This weekend was mine and my girlfriend's third anniversary. To celebrate we decided to go to Corbridge, camping. While we were there I was able to taste a couple of coffees, and I found the same problems in both places; over extracted espresso, topped with badly frothed cappuccino milk. Tragically, these problems can be found almost anywhere you go, even some speciality coffee shops. Is this the future of the speciality coffee industry in the UK?
Not necessarily. Lately the market has been flooded by, dare I say it, second rate espresso. Starbucks now use automatic machines, delivering under extracted shots, coupled with milk done in 1.7 litre jugs. I visited one of the better Costa branches lately, the first customer in, and they gave me milk done from another vast jug. I've lost count of the dirty, mistreated espresso machines I've seen in pubs and tea shops, or in carts on train stations. But there is hope.
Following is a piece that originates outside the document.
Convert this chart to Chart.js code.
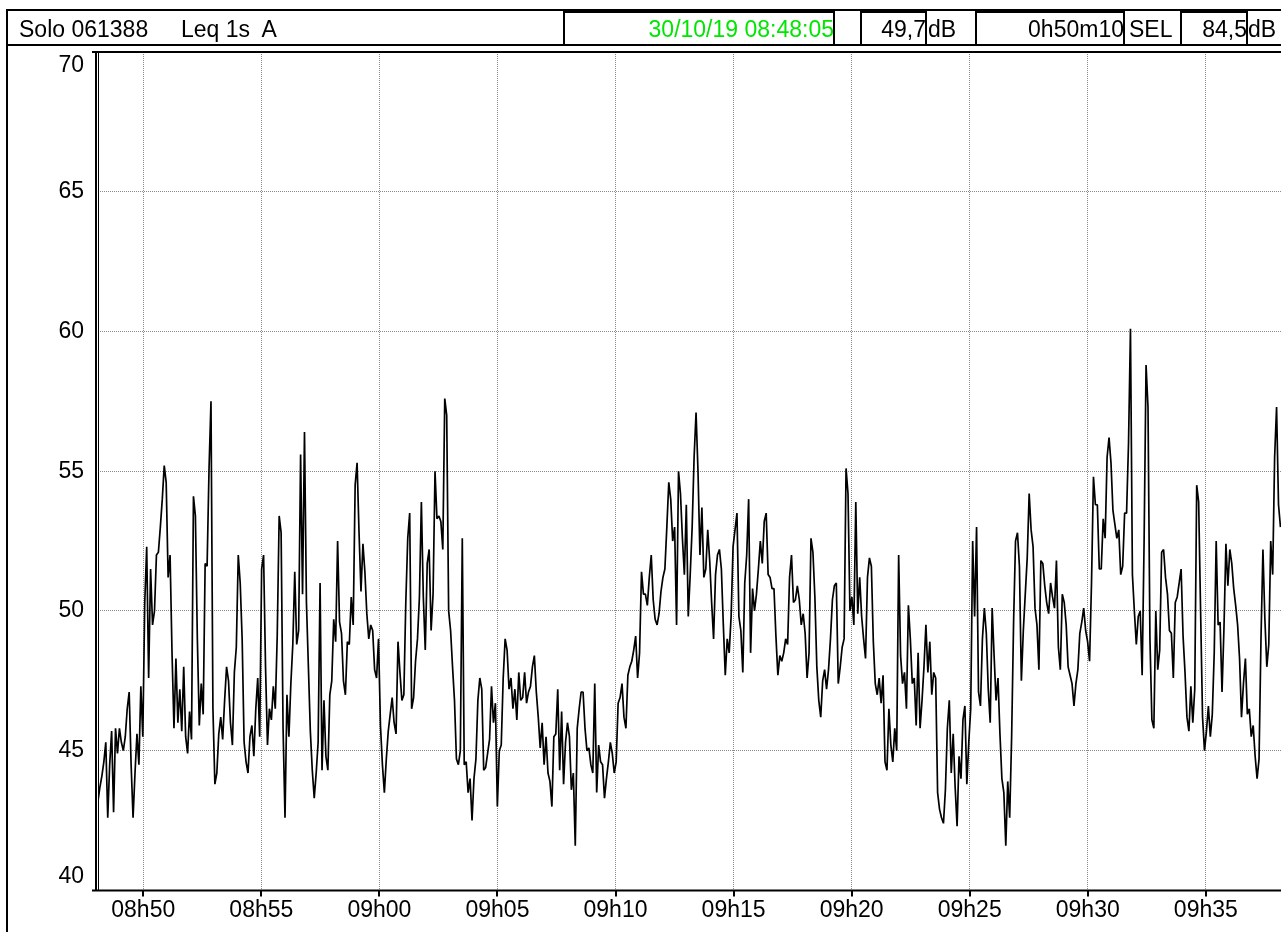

Third Wave baristas and coffee professionals need to make their voices heard. Even within Newcastle (my native city) the rise of quality coffee shops has begun. From small corner shops, to train station kiosks, to the much hyped Square Mile in London, all are important. If this continues and small independents, or large multinationals who still manage to understand coffee, keep opening then hopefully the British public will grow to learn what a good coffee really is.
International factors may also help. Starbucks, for example, have recently bought up Clover, which promises to improve the quality of drip/filter coffee hugely, being able to brew coffee by the cup, as well as controlling a huge number of variables in each up. Many shops in the US are also beginning to roast their beans on site (something which has yet to really take off in the UK, to my knowledge). With any luck these things will find their way over to the UK.
The rise of small roasteries is also helping the industry hugely. Companies such as Union Hand Roasted (from my own experience), or Origin (from what I've heard) are massively influential. These are run by passionate people, and each have their own fantastic barista trainers who go around the country training the baristi who use their beans. This gives the café owners and the baristi working there a drive (hopefully) to really try, and to make the most of the quality beans they buy.
So all of these factors, in my opinion, are helping to educate the public in what coffee really can be. But in the end it comes down to us; the baristi, the coffee enthusiasts, the coffee professionals. It is up to us to break down that wall between us and the customer, to educate them, enthuse them and make them care about the coffee they drink. We must teach people that coffee is not just coffee, that it is a complex culinary experience that has taken thousands of man hours to reach their cups.